### Do this
Omit all images. Transcribe the rest of the material below exactly.

### Exercise materials
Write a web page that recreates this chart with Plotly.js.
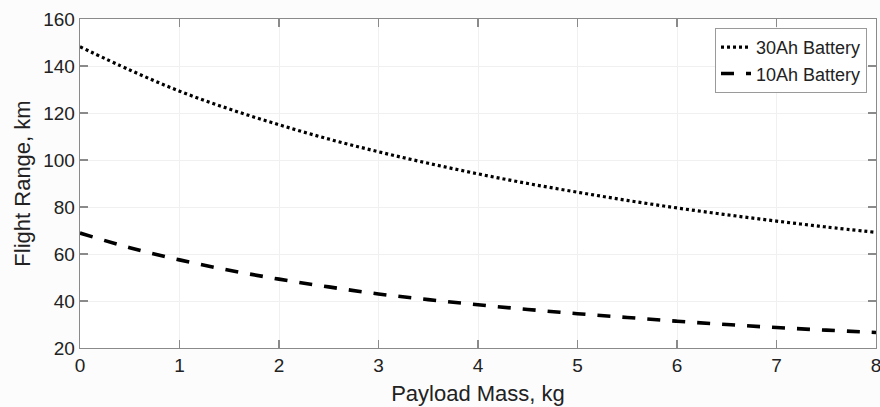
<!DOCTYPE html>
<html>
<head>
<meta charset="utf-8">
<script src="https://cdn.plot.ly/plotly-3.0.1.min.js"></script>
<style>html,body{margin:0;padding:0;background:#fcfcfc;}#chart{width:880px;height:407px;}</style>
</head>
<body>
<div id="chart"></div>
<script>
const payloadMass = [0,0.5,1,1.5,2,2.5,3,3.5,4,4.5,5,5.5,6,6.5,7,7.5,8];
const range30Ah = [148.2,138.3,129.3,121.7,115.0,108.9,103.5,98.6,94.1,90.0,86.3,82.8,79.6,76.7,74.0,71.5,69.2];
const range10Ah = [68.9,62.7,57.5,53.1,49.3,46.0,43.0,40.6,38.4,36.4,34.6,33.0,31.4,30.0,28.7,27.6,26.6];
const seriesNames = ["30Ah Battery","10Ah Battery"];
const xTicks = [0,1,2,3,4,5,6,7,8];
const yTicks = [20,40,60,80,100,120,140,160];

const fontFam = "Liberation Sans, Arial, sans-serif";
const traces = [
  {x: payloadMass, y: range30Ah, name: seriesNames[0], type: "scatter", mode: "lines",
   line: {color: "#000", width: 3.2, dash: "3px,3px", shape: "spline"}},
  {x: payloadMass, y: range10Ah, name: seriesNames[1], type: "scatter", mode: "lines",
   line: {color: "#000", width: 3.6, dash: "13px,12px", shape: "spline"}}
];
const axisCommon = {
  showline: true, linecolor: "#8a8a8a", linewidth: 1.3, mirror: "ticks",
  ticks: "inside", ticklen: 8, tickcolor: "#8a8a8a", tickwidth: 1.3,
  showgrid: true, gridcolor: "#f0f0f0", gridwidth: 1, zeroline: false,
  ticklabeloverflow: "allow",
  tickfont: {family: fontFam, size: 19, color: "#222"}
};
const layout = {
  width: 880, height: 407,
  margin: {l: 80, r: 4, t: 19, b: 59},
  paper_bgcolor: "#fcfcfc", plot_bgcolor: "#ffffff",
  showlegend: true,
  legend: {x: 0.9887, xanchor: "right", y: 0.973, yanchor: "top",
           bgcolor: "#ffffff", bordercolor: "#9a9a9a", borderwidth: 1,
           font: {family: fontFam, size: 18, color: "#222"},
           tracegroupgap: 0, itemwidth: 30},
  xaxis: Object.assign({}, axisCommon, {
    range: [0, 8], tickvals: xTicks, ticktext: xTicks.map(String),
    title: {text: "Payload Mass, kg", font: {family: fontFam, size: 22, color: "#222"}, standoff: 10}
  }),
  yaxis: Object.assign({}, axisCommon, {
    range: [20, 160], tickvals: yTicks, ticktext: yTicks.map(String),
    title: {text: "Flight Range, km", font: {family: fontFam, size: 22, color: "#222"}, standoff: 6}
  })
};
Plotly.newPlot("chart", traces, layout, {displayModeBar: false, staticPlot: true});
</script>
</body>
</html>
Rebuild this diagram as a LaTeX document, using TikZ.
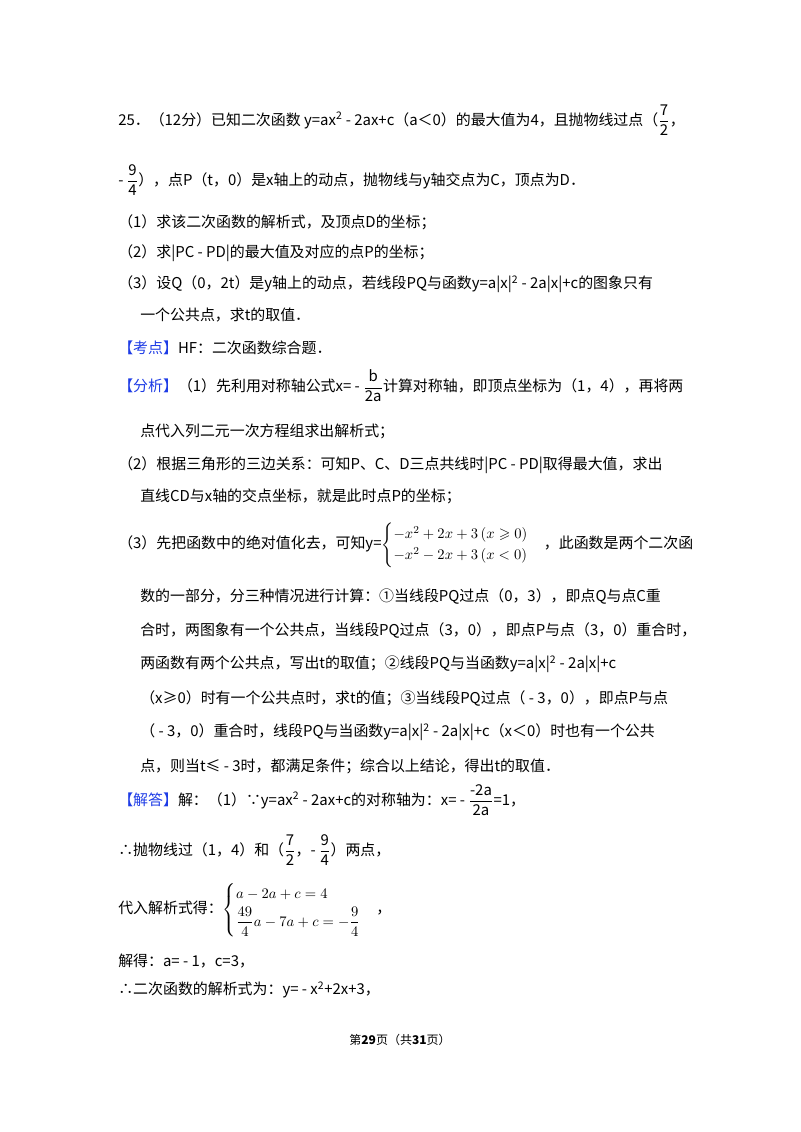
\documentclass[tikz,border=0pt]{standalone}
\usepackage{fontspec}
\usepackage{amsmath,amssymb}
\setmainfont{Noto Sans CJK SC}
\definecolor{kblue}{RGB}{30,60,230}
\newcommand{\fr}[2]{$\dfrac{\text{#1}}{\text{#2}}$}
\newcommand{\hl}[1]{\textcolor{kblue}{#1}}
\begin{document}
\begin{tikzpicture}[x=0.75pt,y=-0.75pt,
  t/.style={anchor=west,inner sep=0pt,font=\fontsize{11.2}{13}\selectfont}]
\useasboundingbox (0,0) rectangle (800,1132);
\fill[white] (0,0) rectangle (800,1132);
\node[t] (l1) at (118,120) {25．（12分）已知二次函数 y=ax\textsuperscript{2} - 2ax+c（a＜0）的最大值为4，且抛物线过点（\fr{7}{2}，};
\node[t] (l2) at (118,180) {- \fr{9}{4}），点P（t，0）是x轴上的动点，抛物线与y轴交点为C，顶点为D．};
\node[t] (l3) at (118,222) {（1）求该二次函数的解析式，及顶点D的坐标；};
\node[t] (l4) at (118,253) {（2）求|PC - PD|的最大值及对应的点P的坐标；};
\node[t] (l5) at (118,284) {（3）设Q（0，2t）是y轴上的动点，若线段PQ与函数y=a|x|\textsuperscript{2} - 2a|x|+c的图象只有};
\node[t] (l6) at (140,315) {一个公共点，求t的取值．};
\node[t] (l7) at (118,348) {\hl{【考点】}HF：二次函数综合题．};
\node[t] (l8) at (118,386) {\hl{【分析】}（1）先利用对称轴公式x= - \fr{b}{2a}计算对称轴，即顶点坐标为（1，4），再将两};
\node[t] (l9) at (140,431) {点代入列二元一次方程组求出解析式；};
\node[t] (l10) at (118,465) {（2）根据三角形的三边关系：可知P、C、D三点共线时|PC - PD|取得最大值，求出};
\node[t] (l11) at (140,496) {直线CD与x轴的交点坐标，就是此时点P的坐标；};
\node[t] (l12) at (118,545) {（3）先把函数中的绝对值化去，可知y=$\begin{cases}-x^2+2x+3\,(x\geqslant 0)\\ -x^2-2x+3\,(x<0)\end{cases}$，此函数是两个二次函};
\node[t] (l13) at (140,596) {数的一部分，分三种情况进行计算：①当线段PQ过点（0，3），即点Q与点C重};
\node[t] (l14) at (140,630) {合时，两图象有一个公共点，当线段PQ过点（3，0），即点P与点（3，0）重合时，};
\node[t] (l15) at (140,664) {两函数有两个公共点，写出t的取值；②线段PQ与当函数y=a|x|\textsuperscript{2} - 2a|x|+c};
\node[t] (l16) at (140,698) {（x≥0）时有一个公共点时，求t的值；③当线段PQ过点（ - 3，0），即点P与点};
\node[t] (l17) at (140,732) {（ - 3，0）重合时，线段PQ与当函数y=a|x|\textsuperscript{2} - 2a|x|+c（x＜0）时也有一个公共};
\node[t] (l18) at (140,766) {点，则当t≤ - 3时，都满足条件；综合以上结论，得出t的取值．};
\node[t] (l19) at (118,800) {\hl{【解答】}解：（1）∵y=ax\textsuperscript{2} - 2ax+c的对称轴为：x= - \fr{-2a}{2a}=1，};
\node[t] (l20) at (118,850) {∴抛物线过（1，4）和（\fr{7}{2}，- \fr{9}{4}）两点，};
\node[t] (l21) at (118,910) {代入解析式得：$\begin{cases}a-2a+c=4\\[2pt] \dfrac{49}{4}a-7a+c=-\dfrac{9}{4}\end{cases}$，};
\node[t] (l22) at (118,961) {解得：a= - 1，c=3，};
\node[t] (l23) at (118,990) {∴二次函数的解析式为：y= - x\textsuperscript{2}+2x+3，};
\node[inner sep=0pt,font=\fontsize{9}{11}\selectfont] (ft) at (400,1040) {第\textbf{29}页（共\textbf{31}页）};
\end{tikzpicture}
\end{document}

### The result
Write a web page that recreates this chart with Plotly.js.
<!DOCTYPE html>
<html>
<head>
<meta charset="utf-8">
<script src="https://cdn.plot.ly/plotly-3.0.1.min.js"></script>
<style>html,body{margin:0;padding:0;background:#fcfcfc;}#chart{width:880px;height:407px;}</style>
</head>
<body>
<div id="chart"></div>
<script>
const payloadMass = [0,0.5,1,1.5,2,2.5,3,3.5,4,4.5,5,5.5,6,6.5,7,7.5,8];
const range30Ah = [148.2,138.3,129.3,121.7,115.0,108.9,103.5,98.6,94.1,90.0,86.3,82.8,79.6,76.7,74.0,71.5,69.2];
const range10Ah = [68.9,62.7,57.5,53.1,49.3,46.0,43.0,40.6,38.4,36.4,34.6,33.0,31.4,30.0,28.7,27.6,26.6];
const seriesNames = ["30Ah Battery","10Ah Battery"];
const xTicks = [0,1,2,3,4,5,6,7,8];
const yTicks = [20,40,60,80,100,120,140,160];

const fontFam = "Liberation Sans, Arial, sans-serif";
const traces = [
  {x: payloadMass, y: range30Ah, name: seriesNames[0], type: "scatter", mode: "lines",
   line: {color: "#000", width: 3.2, dash: "3px,3px", shape: "spline"}},
  {x: payloadMass, y: range10Ah, name: seriesNames[1], type: "scatter", mode: "lines",
   line: {color: "#000", width: 3.6, dash: "13px,12px", shape: "spline"}}
];
const axisCommon = {
  showline: true, linecolor: "#8a8a8a", linewidth: 1.3, mirror: "ticks",
  ticks: "inside", ticklen: 8, tickcolor: "#8a8a8a", tickwidth: 1.3,
  showgrid: true, gridcolor: "#f0f0f0", gridwidth: 1, zeroline: false,
  ticklabeloverflow: "allow",
  tickfont: {family: fontFam, size: 19, color: "#222"}
};
const layout = {
  width: 880, height: 407,
  margin: {l: 80, r: 4, t: 19, b: 59},
  paper_bgcolor: "#fcfcfc", plot_bgcolor: "#ffffff",
  showlegend: true,
  legend: {x: 0.9887, xanchor: "right", y: 0.973, yanchor: "top",
           bgcolor: "#ffffff", bordercolor: "#9a9a9a", borderwidth: 1,
           font: {family: fontFam, size: 18, color: "#222"},
           tracegroupgap: 0, itemwidth: 30},
  xaxis: Object.assign({}, axisCommon, {
    range: [0, 8], tickvals: xTicks, ticktext: xTicks.map(String),
    title: {text: "Payload Mass, kg", font: {family: fontFam, size: 22, color: "#222"}, standoff: 10}
  }),
  yaxis: Object.assign({}, axisCommon, {
    range: [20, 160], tickvals: yTicks, ticktext: yTicks.map(String),
    title: {text: "Flight Range, km", font: {family: fontFam, size: 22, color: "#222"}, standoff: 6}
  })
};
Plotly.newPlot("chart", traces, layout, {displayModeBar: false, staticPlot: true});
</script>
</body>
</html>
Rebuild this diagram as a LaTeX document, using TikZ.
\documentclass[tikz,border=0pt]{standalone}
\usepackage{fontspec}
\usepackage{amsmath,amssymb}
\setmainfont{Noto Sans CJK SC}
\definecolor{kblue}{RGB}{30,60,230}
\newcommand{\fr}[2]{$\dfrac{\text{#1}}{\text{#2}}$}
\newcommand{\hl}[1]{\textcolor{kblue}{#1}}
\begin{document}
\begin{tikzpicture}[x=0.75pt,y=-0.75pt,
  t/.style={anchor=west,inner sep=0pt,font=\fontsize{11.2}{13}\selectfont}]
\useasboundingbox (0,0) rectangle (800,1132);
\fill[white] (0,0) rectangle (800,1132);
\node[t] (l1) at (118,120) {25．（12分）已知二次函数 y=ax\textsuperscript{2} - 2ax+c（a＜0）的最大值为4，且抛物线过点（\fr{7}{2}，};
\node[t] (l2) at (118,180) {- \fr{9}{4}），点P（t，0）是x轴上的动点，抛物线与y轴交点为C，顶点为D．};
\node[t] (l3) at (118,222) {（1）求该二次函数的解析式，及顶点D的坐标；};
\node[t] (l4) at (118,253) {（2）求|PC - PD|的最大值及对应的点P的坐标；};
\node[t] (l5) at (118,284) {（3）设Q（0，2t）是y轴上的动点，若线段PQ与函数y=a|x|\textsuperscript{2} - 2a|x|+c的图象只有};
\node[t] (l6) at (140,315) {一个公共点，求t的取值．};
\node[t] (l7) at (118,348) {\hl{【考点】}HF：二次函数综合题．};
\node[t] (l8) at (118,386) {\hl{【分析】}（1）先利用对称轴公式x= - \fr{b}{2a}计算对称轴，即顶点坐标为（1，4），再将两};
\node[t] (l9) at (140,431) {点代入列二元一次方程组求出解析式；};
\node[t] (l10) at (118,465) {（2）根据三角形的三边关系：可知P、C、D三点共线时|PC - PD|取得最大值，求出};
\node[t] (l11) at (140,496) {直线CD与x轴的交点坐标，就是此时点P的坐标；};
\node[t] (l12) at (118,545) {（3）先把函数中的绝对值化去，可知y=$\begin{cases}-x^2+2x+3\,(x\geqslant 0)\\ -x^2-2x+3\,(x<0)\end{cases}$，此函数是两个二次函};
\node[t] (l13) at (140,596) {数的一部分，分三种情况进行计算：①当线段PQ过点（0，3），即点Q与点C重};
\node[t] (l14) at (140,630) {合时，两图象有一个公共点，当线段PQ过点（3，0），即点P与点（3，0）重合时，};
\node[t] (l15) at (140,664) {两函数有两个公共点，写出t的取值；②线段PQ与当函数y=a|x|\textsuperscript{2} - 2a|x|+c};
\node[t] (l16) at (140,698) {（x≥0）时有一个公共点时，求t的值；③当线段PQ过点（ - 3，0），即点P与点};
\node[t] (l17) at (140,732) {（ - 3，0）重合时，线段PQ与当函数y=a|x|\textsuperscript{2} - 2a|x|+c（x＜0）时也有一个公共};
\node[t] (l18) at (140,766) {点，则当t≤ - 3时，都满足条件；综合以上结论，得出t的取值．};
\node[t] (l19) at (118,800) {\hl{【解答】}解：（1）∵y=ax\textsuperscript{2} - 2ax+c的对称轴为：x= - \fr{-2a}{2a}=1，};
\node[t] (l20) at (118,850) {∴抛物线过（1，4）和（\fr{7}{2}，- \fr{9}{4}）两点，};
\node[t] (l21) at (118,910) {代入解析式得：$\begin{cases}a-2a+c=4\\[2pt] \dfrac{49}{4}a-7a+c=-\dfrac{9}{4}\end{cases}$，};
\node[t] (l22) at (118,961) {解得：a= - 1，c=3，};
\node[t] (l23) at (118,990) {∴二次函数的解析式为：y= - x\textsuperscript{2}+2x+3，};
\node[inner sep=0pt,font=\fontsize{9}{11}\selectfont] (ft) at (400,1040) {第\textbf{29}页（共\textbf{31}页）};
\end{tikzpicture}
\end{document}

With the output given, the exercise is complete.